▸ **Requirements**: Only the lines from the one with "Write a Python" to the one with "x_sqrt_time = [0, 424.3, 848.5, 1341.6, 1897.4]", both included, should be output, without any images.

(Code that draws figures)
⟨

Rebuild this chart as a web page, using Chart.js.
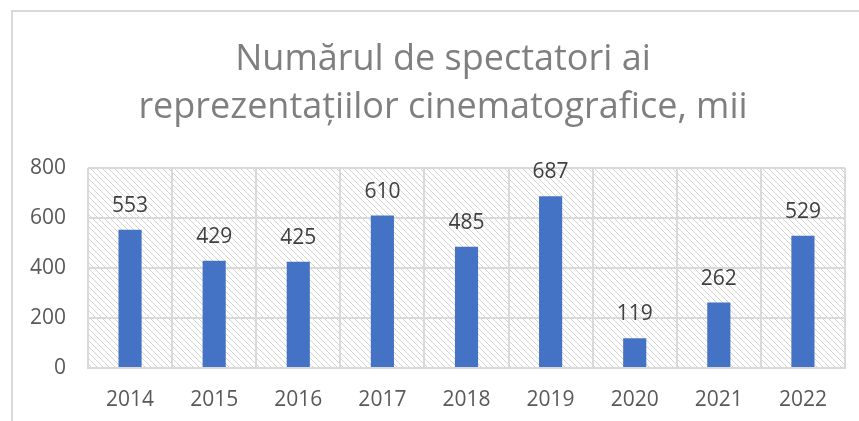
<!DOCTYPE html>
<html>
<head>
<meta charset="utf-8">
<script src="https://cdn.jsdelivr.net/npm/chart.js@4"></script>
<style>
  html, body { margin: 0; padding: 0; background: #fff; }
  #wrap { position: relative; width: 859px; height: 421px; overflow: hidden; }
  #frame { position: absolute; left: 11px; top: 10px; width: 900px; height: 500px; border: 2px solid #d9d9d9; box-sizing: border-box; }
  #myChart { position: absolute; left: 0; top: 0; }
</style>
</head>
<body>
<div id="wrap">
  <div id="frame"></div>
  <canvas id="myChart" width="859" height="421"></canvas>
</div>
<script>
// chart data
const years = ['2014', '2015', '2016', '2017', '2018', '2019', '2020', '2021', '2022'];
const spectators = [553, 429, 425, 610, 485, 687, 119, 262, 529];
const titleLines = ['Numărul de spectatori ai', 'reprezentațiilor cinematografice, mii'];

const FONT = "'Open Sans', sans-serif";

// diagonal hatch for the plot area
function makeHatch() {
    const s = 6;
    const c = document.createElement('canvas');
    c.width = s; c.height = s;
    const g = c.getContext('2d');
    g.fillStyle = '#ffffff';
    g.fillRect(0, 0, s, s);
    g.fillStyle = '#d4d4d4';
    for (let i = 0; i < s; i++) g.fillRect(i, i, 1, 1);
    return g.createPattern(c, 'repeat');
}

const hatchPlugin = {
    id: 'hatch',
    beforeDraw(chart) {
        const a = chart.chartArea;
        const ctx = chart.ctx;
        ctx.save();
        ctx.fillStyle = makeHatch();
        ctx.fillRect(a.left, a.top, a.right - a.left, a.bottom - a.top);
        ctx.restore();
    }
};

// title centred on the outer frame, not on the canvas
const titlePlugin = {
    id: 'frameTitle',
    afterDraw(chart) {
        const ctx = chart.ctx;
        ctx.save();
        ctx.font = '36px ' + FONT;
        ctx.fillStyle = '#7f7f7f';
        ctx.textAlign = 'center';
        ctx.textBaseline = 'middle';
        titleLines.forEach((line, i) => {
            ctx.fillText(line, 443, 60 + i * 48);
        });
        ctx.restore();
    }
};

// value labels above the bars
const labelPlugin = {
    id: 'valueLabels',
    afterDatasetsDraw(chart) {
        const ctx = chart.ctx;
        const meta = chart.getDatasetMeta(0);
        ctx.save();
        ctx.font = '21px ' + FONT;
        ctx.fillStyle = '#404040';
        ctx.textAlign = 'center';
        ctx.textBaseline = 'alphabetic';
        meta.data.forEach((bar, i) => {
            ctx.fillText(String(spectators[i]), bar.x, bar.y - 18);
        });
        ctx.restore();
    }
};

const ctx = document.getElementById('myChart').getContext('2d');

const myChart = new Chart(ctx, {
    type: 'bar',
    data: {
        labels: years,
        datasets: [{
            data: spectators,
            backgroundColor: '#4472c4',
            borderWidth: 0,
            barPercentage: 0.55,
            categoryPercentage: 0.5
        }]
    },
    options: {
        responsive: false,
        animation: false,
        layout: {
            padding: { left: 12, right: 14, top: 168, bottom: 0 }
        },
        scales: {
            x: {
                grid: {
                    color: '#d9d9d9',
                    lineWidth: 2,
                    offset: true,
                    drawTicks: false
                },
                border: { color: '#d9d9d9', width: 2 },
                ticks: {
                    color: '#595959',
                    font: { family: FONT, size: 21 },
                    padding: 19
                },
                afterFit(scale) { scale.height = 53; }
            },
            y: {
                min: 0,
                max: 800,
                grid: {
                    color: '#d9d9d9',
                    lineWidth: 2,
                    drawTicks: false
                },
                border: { display: false },
                ticks: {
                    stepSize: 200,
                    color: '#595959',
                    font: { family: FONT, size: 21 },
                    padding: 22
                },
                afterFit(scale) { scale.width = 76; }
            }
        },
        plugins: {
            legend: { display: false },
            tooltip: { enabled: false },
            title: { display: false }
        }
    },
    plugins: [hatchPlugin, labelPlugin, titlePlugin]
});
</script>
</body>
</html>
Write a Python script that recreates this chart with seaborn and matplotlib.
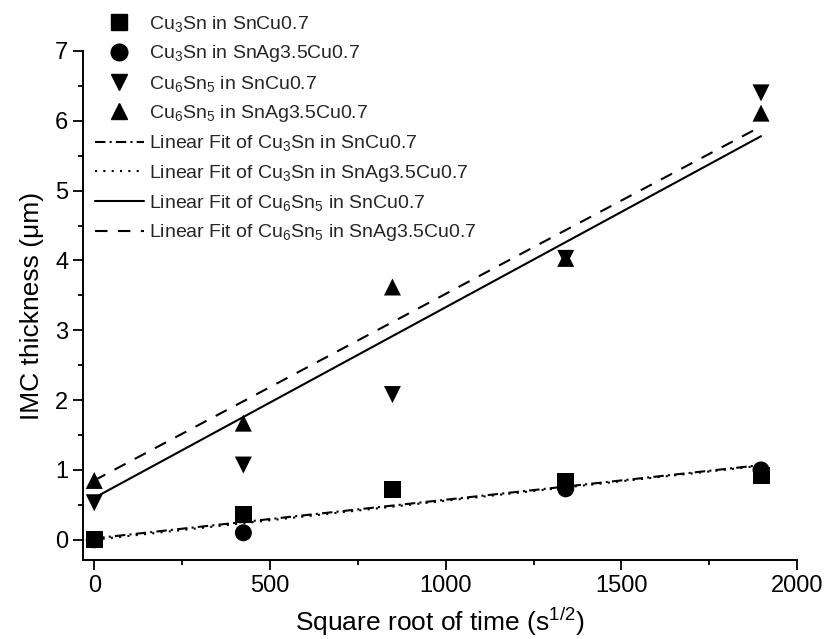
import pandas as pd
import matplotlib
matplotlib.use("Agg")
import matplotlib.pyplot as plt
from matplotlib.lines import Line2D
from matplotlib.ticker import MultipleLocator
import seaborn as sns

# square root of ageing time (s^1/2)
x_sqrt_time = [0, 424.3, 848.5, 1341.6, 1897.4]

# measured IMC thickness (um)
cu3sn_sncu = [0.0, 0.36, 0.72, 0.83, 0.92]
cu3sn_snagcu = [0.0, 0.10, 0.72, 0.73, 1.00]
cu6sn5_sncu = [0.53, 1.07, 2.08, 4.03, 6.40]
cu6sn5_snagcu = [0.85, 1.67, 3.62, 4.03, 6.11]

series_labels = [
    r"Cu$_3$Sn in SnCu0.7",
    r"Cu$_3$Sn in SnAg3.5Cu0.7",
    r"Cu$_6$Sn$_5$ in SnCu0.7",
    r"Cu$_6$Sn$_5$ in SnAg3.5Cu0.7",
]
series_values = [cu3sn_sncu, cu3sn_snagcu, cu6sn5_sncu, cu6sn5_snagcu]

# linear fit lines, value at first and last x
fit_labels = ["Linear Fit of " + s for s in series_labels]
fit_start = [0.02, 0.0, 0.60, 0.85]
fit_end = [1.07, 1.06, 5.78, 5.92]

marker_map = dict(zip(series_labels, ["s", "o", "v", "^"]))
dash_map = dict(zip(fit_labels, [(5, 2, 1, 2), (1, 3), "", (6, 5)]))

# build long tables for seaborn
points = pd.DataFrame(
    [(x, y, lab) for lab, ys in zip(series_labels, series_values) for x, y in zip(x_sqrt_time, ys)],
    columns=["x", "y", "series"],
)
fits = pd.DataFrame(
    [(x, y, lab) for lab, y0, y1 in zip(fit_labels, fit_start, fit_end)
     for x, y in [(x_sqrt_time[0], y0), (x_sqrt_time[-1], y1)]],
    columns=["x", "y", "fit"],
)

sns.set_theme(style="ticks")
plt.rcParams["font.family"] = ["Liberation Sans", "DejaVu Sans"]
plt.rcParams["mathtext.fontset"] = "custom"
plt.rcParams["mathtext.rm"] = "Liberation Sans"
plt.rcParams["mathtext.it"] = "Liberation Sans:italic"

fig = plt.figure(figsize=(8.26, 6.39), dpi=100)
ax = fig.add_axes([0.1005, 0.1236, 0.8645, 0.7966])

sns.lineplot(data=fits, x="x", y="y", style="fit", dashes=dash_map, color="black",
             linewidth=1.5, legend=False, errorbar=None, sort=False, ax=ax)
sns.scatterplot(data=points, x="x", y="y", style="series", markers=marker_map,
                color="black", s=150, linewidth=0, legend=False, ax=ax, zorder=3)

ax.set_xlim(-32, 2000)
ax.set_ylim(-0.29, 7)
ax.xaxis.set_major_locator(MultipleLocator(500))
ax.xaxis.set_minor_locator(MultipleLocator(250))
ax.yaxis.set_major_locator(MultipleLocator(1))
ax.yaxis.set_minor_locator(MultipleLocator(0.5))
ax.tick_params(which="major", length=7, width=1.3, labelsize=17, color="black", labelcolor="black")
ax.tick_params(which="minor", length=3.5, width=1.3, color="black")
sns.despine(ax=ax)
for sp in ["left", "bottom"]:
    ax.spines[sp].set_linewidth(1.4)
    ax.spines[sp].set_color("black")

ax.set_xlabel(r"Square root of time (s$^{1/2}$)", fontsize=19, color="black", labelpad=7)
ax.set_ylabel("IMC thickness (μm)", fontsize=19, color="black", labelpad=8)

handles = [Line2D([], [], ls="none", marker=marker_map[l], color="black", markersize=12)
           for l in series_labels]
for l in fit_labels:
    d = dash_map[l]
    h = Line2D([], [], color="black", lw=1.5)
    if d:
        h.set_dashes(d)
    handles.append(h)

fig.legend(handles, series_labels + fit_labels, loc="upper left",
           bbox_to_anchor=(95 / 826, 1 - 14 / 639), frameon=False, fontsize=14,
           borderpad=0, borderaxespad=0, handlelength=2.5, handletextpad=0.3,
           labelspacing=0.48)

fig.savefig("out.png", dpi=100)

⟩

▸ **Result of this task**:
Write a Python script that recreates this chart with seaborn and matplotlib.
import pandas as pd
import matplotlib
matplotlib.use("Agg")
import matplotlib.pyplot as plt
from matplotlib.lines import Line2D
from matplotlib.ticker import MultipleLocator
import seaborn as sns

# square root of ageing time (s^1/2)
x_sqrt_time = [0, 424.3, 848.5, 1341.6, 1897.4]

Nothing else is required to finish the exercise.